L’annonce de l’entrée en guerre fut faite au Sénat par Cambacérès, le 3 juillet 1812. On donna lecture solennelle aux sénateurs d’un rapport de Maret qui constatait que l’Empereur avait décidé « de soutenir par la force des armées l’honneur des traités et l’existence des États de ses alliés ». Le Sénat applaudit, nomma une commission spéciale qui rédigea une adresse de soutien. Le Moniteur du 8 juillet 1812 officialisa ces justifications , il y était marqué :
« A la fin de 1810, la Russie changea de système politique ; l’esprit anglais repris son influence. L’ukase sur le commerce en fut le premier acte.

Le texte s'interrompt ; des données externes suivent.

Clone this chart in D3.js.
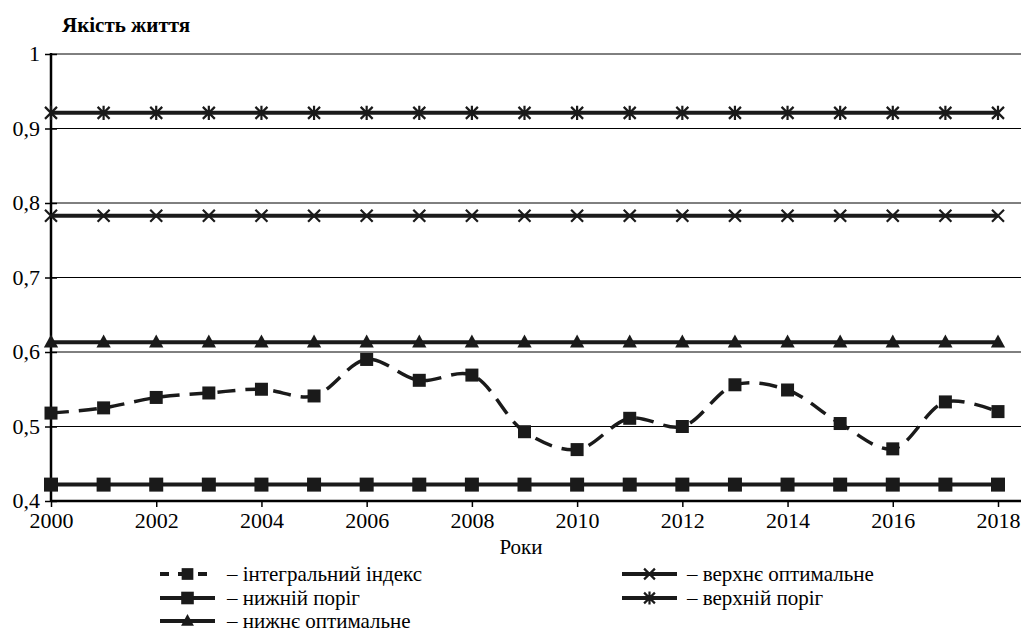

En février 1811, cinq divisions de l’armée russe quittèrent à marches forcées le Danube et se portèrent en Pologne. Par ce mouvement, la Russie sacrifia la Moldavie et la Valachie. Les armées russes réunies et formées, on vit paraître une protestation contre la France qui fut envoyée à tous les cabinets. La Russie annonça par là qu’elle ne voulait pas même garder les apparences. Tous les moyens de conciliation furent employés de la part de la France. Tout fut inutile » .
« Cette armée russe que l’or de l’Angleterre a transportée des extrémités de l’Univers, nous allons lui faire éprouver le même sort » .

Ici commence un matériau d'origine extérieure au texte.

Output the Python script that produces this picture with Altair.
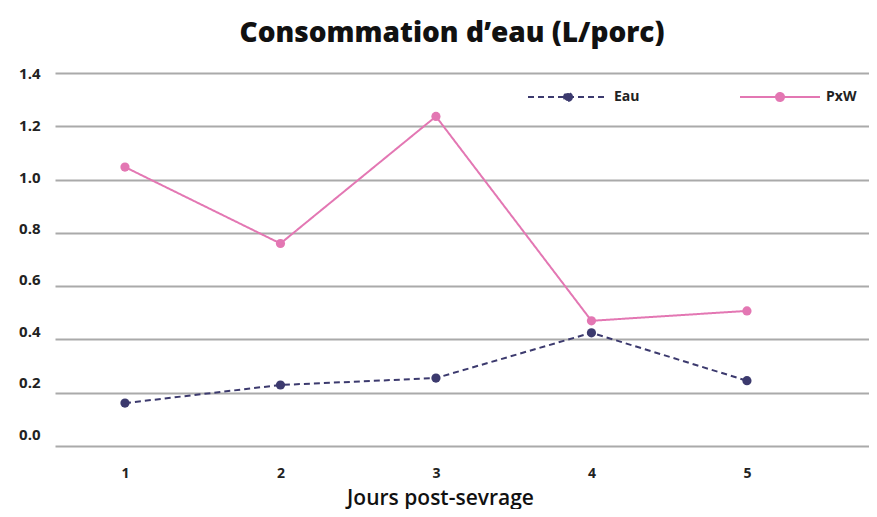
import altair as alt
import pandas as pd

days = [1, 2, 3, 4, 5]
eau = [0.161, 0.229, 0.255, 0.425, 0.245]
pxw = [1.047, 0.760, 1.237, 0.470, 0.507]
series_names = ["Eau", "PxW"]
colors = ["#3c3a6e", "#e377b3"]
y_ticks = [0.0, 0.2, 0.4, 0.6, 0.8, 1.0, 1.2, 1.4]

rows = []
for d, v in zip(days, eau):
    rows.append({"jour": d, "valeur": v, "serie": "Eau"})
for d, v in zip(days, pxw):
    rows.append({"jour": d, "valeur": v, "serie": "PxW"})
df = pd.DataFrame(rows)

font = "Open Sans"

x = alt.X(
    "jour:Q",
    scale=alt.Scale(domain=[0.55, 5.785], nice=False, zero=False),
    axis=alt.Axis(
        values=days,
        format="d",
        grid=False,
        domain=False,
        ticks=False,
        labelPadding=20,
        labelFont=font,
        labelFontSize=14,
        labelFontWeight="bold",
        labelColor="#222222",
        title="Jours post-sevrage",
        titleFont=font,
        titleFontSize=21,
        titleFontWeight=600,
        titleColor="#111111",
        titlePadding=7,
        titleX=385,
    ),
)
y = alt.Y(
    "valeur:Q",
    scale=alt.Scale(domain=[0, 1.4], nice=False),
    axis=alt.Axis(
        values=y_ticks,
        format=".1f",
        grid=True,
        gridColor="#aaaaaa",
        gridWidth=2,
        domain=False,
        ticks=False,
        labelPadding=15,
        labelFont=font,
        labelFontSize=15,
        labelFontWeight="bold",
        labelColor="#222222",
        labelOffset={
            "condition": [
                {"test": "datum.value < -1", "value": 0},
                {"test": "datum.value < 0.1", "value": -12},
                {"test": "datum.value < 0.3", "value": -10},
                {"test": "datum.value < 0.5", "value": -8},
                {"test": "datum.value < 0.7", "value": -7},
                {"test": "datum.value < 0.9", "value": -4.5},
                {"test": "datum.value < 1.1", "value": -2},
                {"test": "datum.value < 1.3", "value": -1},
            ],
            "value": 0,
        },
        title=None,
    ),
)

color = alt.Color(
    "serie:N",
    scale=alt.Scale(domain=series_names, range=colors),
    legend=alt.Legend(
        title=None,
        orient="none",
        legendX=472,
        legendY=-17,
        direction="horizontal",
        symbolType="M-1,0H1M0.1,0A0.1,0.1,0,1,1,-0.1,0A0.1,0.1,0,1,1,0.1,0Z",
        symbolSize=6400,
        symbolStrokeWidth=2,
        columnPadding=96,
        labelFont=font,
        labelFontSize=14,
        labelFontWeight="bold",
        labelColor="#222222",
        labelOffset=5,
    ),
)
dash = alt.StrokeDash(
    "serie:N",
    scale=alt.Scale(domain=series_names, range=[[6, 4], [1, 0]]),
    legend=None,
)

points = alt.Chart(df).mark_point(filled=True, size=85, opacity=1).encode(
    x=x, y=y, color=color, strokeDash=dash
)
lines = alt.Chart(df).mark_line(strokeWidth=2).encode(
    x=x, y=y, color=color, strokeDash=dash
)

chart = (
    alt.layer(points, lines)
    .properties(
        width=814,
        height=373,
        padding={"left": 47, "top": 65, "right": 0, "bottom": 63},
        autosize=alt.AutoSizeParams(type="none"),
        title=alt.TitleParams(
            text="Consommation d\u2019eau (L/porc)",
            font=font,
            fontSize=28,
            fontWeight=800,
            color="#111111",
            anchor="middle",
            dx=-10,
            offset=8,
        ),
    )
    .configure_view(stroke=None)
)

chart.save("out.html", embed_options={"renderer": "svg", "actions": False})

Napoléon n’est pas exempt de doutes sur cette prochaine campagne . Il confira à Narbonne ses intentions :
« La difficulté pour cette guerre n’est que d’ordre moral. Il faut, en se servant de la force matérielle accrue par la Révolution, n’en pas déchaîner les passions, relever la Pologne, sans l’émanciper, assurer l’indépendance de l’Europe occidentale, sans y ranimer aucun ferment républicain. C’est là tout le problème. […] La guerre a été dans mes mains l’antidote de l’anarchie ; et maintenant que je veux m’en servir encore, pour assurer l’indépendance de l’Occident, j’ai besoin qu’elle ne ranime pas ce qu’elle a comprimé, l’esprit de liberté révolutionnaire » .
Néanmoins, au moment où il tire l’épée, Napoléon proclame des buts beaucoup plus terrifiants pour l’adversaire :
« Il faut refouler les Russes dans leurs glaces, afin que dans vingt-cinq ans, ils ne viennent pas se mêler des affaires de l’Europe civilisée. La Baltique doit leur être fermé. La civilisation repousse ces habitants du Nord. L’Europe doit s’arranger sans eux ».

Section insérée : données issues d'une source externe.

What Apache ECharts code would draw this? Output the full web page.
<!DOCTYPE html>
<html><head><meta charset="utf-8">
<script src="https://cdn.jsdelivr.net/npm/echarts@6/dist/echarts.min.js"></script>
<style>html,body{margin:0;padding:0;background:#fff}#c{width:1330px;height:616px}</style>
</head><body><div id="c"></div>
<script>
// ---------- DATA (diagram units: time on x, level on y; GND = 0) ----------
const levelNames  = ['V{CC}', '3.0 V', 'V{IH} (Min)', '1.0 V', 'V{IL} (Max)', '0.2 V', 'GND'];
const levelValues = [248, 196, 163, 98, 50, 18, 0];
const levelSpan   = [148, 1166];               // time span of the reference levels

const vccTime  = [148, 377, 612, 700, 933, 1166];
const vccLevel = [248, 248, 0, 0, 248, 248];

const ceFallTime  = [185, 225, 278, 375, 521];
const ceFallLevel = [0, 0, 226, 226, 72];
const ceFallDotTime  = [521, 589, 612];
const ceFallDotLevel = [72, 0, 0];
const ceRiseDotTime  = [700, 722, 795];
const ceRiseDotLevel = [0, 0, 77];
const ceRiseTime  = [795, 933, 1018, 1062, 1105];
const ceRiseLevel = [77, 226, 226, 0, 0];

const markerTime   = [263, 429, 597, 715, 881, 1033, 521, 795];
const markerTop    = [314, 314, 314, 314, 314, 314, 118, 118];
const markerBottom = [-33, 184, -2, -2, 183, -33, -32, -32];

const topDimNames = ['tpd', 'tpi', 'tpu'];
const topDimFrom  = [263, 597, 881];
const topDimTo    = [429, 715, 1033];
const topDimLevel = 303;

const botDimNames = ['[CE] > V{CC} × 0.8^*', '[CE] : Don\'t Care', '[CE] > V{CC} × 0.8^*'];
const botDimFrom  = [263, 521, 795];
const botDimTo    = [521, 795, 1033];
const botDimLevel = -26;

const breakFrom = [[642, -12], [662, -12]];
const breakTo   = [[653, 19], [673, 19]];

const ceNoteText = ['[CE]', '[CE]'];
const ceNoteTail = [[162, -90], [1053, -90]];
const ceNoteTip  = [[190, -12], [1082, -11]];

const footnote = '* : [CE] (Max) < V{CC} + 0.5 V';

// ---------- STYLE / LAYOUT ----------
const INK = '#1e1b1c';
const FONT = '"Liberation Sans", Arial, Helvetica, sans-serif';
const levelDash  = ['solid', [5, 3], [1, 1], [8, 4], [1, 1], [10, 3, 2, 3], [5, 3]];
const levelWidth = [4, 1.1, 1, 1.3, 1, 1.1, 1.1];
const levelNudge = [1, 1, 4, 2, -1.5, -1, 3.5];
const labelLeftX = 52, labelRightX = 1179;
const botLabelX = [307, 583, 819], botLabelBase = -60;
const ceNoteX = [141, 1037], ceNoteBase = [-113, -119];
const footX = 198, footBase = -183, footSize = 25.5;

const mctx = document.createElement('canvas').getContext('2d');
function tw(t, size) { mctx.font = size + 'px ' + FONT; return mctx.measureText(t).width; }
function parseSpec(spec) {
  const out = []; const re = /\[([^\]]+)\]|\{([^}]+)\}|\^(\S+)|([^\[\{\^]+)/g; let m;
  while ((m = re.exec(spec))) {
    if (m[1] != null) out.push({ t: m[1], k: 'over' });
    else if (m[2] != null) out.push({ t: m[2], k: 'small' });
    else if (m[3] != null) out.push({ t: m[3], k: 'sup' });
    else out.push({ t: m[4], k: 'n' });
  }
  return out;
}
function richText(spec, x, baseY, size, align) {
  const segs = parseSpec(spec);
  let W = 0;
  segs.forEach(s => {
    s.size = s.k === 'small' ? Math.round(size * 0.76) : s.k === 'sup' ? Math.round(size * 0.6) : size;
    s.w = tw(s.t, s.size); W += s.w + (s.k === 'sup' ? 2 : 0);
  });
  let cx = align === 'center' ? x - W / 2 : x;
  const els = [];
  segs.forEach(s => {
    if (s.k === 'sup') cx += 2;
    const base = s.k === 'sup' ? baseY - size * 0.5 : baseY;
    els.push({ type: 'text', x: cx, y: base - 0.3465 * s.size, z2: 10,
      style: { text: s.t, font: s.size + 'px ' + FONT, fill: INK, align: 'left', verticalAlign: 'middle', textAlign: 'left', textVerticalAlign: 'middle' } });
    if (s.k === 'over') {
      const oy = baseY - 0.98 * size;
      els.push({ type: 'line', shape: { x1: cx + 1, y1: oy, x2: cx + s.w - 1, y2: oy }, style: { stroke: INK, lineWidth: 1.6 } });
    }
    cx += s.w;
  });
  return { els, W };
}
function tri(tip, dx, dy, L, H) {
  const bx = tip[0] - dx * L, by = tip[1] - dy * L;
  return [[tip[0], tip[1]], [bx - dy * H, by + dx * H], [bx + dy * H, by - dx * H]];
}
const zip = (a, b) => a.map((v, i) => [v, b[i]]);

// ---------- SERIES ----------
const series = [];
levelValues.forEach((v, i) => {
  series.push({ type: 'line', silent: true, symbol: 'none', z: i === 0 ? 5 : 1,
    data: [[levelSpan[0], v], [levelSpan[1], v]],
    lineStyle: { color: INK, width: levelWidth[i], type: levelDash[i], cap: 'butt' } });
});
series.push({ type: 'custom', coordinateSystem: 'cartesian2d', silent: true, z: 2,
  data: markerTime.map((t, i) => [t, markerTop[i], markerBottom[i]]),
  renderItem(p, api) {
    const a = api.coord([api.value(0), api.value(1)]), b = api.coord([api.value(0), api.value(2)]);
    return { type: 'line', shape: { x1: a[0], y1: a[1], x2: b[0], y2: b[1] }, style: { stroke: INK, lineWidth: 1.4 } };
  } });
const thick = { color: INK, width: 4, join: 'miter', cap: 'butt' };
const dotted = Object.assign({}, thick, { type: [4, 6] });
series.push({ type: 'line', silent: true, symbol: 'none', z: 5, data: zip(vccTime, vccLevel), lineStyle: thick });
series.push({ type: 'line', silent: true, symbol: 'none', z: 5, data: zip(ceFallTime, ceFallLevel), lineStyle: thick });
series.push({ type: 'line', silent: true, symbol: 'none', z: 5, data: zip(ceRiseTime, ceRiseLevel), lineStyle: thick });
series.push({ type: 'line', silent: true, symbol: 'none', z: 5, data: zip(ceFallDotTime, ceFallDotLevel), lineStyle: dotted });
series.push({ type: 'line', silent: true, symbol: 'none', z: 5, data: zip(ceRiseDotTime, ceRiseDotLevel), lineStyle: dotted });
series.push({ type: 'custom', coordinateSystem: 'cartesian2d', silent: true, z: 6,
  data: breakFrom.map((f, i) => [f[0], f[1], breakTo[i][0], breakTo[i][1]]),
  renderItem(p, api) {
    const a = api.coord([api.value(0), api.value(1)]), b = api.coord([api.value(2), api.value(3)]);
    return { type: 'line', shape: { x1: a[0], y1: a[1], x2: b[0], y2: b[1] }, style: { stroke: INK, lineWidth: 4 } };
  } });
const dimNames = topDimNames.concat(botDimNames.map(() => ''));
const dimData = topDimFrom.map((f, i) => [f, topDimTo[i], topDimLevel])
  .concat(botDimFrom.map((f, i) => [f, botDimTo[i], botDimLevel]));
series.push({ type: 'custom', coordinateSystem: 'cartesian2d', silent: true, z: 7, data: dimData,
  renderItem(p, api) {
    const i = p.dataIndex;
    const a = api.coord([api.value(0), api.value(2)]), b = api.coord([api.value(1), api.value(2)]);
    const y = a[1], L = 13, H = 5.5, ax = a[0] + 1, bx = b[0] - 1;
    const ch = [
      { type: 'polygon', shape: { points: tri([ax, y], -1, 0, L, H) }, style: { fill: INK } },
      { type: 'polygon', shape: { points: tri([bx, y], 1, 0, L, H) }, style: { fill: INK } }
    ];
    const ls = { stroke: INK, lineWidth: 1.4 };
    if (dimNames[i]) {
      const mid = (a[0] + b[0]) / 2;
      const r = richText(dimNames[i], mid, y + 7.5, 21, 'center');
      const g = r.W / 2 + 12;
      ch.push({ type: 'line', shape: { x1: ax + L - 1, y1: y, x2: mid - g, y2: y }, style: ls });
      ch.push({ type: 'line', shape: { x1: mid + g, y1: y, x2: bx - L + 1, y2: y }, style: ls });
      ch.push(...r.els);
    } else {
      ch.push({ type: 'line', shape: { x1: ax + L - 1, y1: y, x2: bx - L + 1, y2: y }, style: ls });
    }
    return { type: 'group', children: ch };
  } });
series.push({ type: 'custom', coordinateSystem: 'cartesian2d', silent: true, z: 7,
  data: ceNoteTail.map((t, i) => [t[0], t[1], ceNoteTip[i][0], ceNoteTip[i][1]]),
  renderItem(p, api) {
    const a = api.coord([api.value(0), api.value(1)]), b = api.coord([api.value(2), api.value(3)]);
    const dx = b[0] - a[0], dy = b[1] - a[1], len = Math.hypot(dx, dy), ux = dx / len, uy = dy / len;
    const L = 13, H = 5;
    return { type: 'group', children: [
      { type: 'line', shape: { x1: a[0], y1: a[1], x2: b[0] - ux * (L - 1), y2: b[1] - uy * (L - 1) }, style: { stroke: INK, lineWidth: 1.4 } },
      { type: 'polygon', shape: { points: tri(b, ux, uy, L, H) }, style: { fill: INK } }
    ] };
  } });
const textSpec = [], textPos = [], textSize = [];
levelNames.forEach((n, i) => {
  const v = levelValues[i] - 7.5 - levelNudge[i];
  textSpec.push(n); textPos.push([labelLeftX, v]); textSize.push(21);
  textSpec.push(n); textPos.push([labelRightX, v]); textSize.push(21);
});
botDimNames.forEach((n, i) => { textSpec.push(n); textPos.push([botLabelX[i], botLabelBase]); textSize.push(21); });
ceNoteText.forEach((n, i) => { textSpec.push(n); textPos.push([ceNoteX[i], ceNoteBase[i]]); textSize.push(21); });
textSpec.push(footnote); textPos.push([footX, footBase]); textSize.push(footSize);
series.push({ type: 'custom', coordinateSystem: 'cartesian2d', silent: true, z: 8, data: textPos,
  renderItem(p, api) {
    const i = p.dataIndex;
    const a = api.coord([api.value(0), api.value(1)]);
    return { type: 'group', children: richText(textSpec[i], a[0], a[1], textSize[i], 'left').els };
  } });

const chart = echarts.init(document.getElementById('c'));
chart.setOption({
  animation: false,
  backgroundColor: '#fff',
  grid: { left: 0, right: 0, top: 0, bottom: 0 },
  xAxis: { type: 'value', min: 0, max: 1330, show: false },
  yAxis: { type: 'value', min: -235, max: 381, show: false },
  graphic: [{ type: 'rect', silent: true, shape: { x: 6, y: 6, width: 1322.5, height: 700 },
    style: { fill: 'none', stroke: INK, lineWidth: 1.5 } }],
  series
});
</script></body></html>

Il souhaite avant tout intimider l’ennemi, et gonfler la résolution des alliés de la France, qui doivent se sentir entraînés dans une large croisade européenne. Le thème de la croisade est largement repris au cours de cette période : Joseph-François Michaud commence la publication des premiers tomes de son « Histoire des Croisades ». Une représentation de « La Jérusalem délivrée » a lieu à l’opéra de Baour-Lormian le 15 septembre 1812, le jour même de l’entrée victorieuse de Napoléon à Moscou. On peut y voir une allusion à la guerre de Russie, les infidèles étant les orthodoxes russes contre les croisés français. Le mélodrame de Duperche, « La Russie blanche », est donné en représentation le 17 novembre et le 5 décembre 1812 à l’Ambigu. Cette pièce montrait des Polonais, dirigés par le noble Romanowski, venant à bout des Russes avec l’aide de Napoléon et des Français.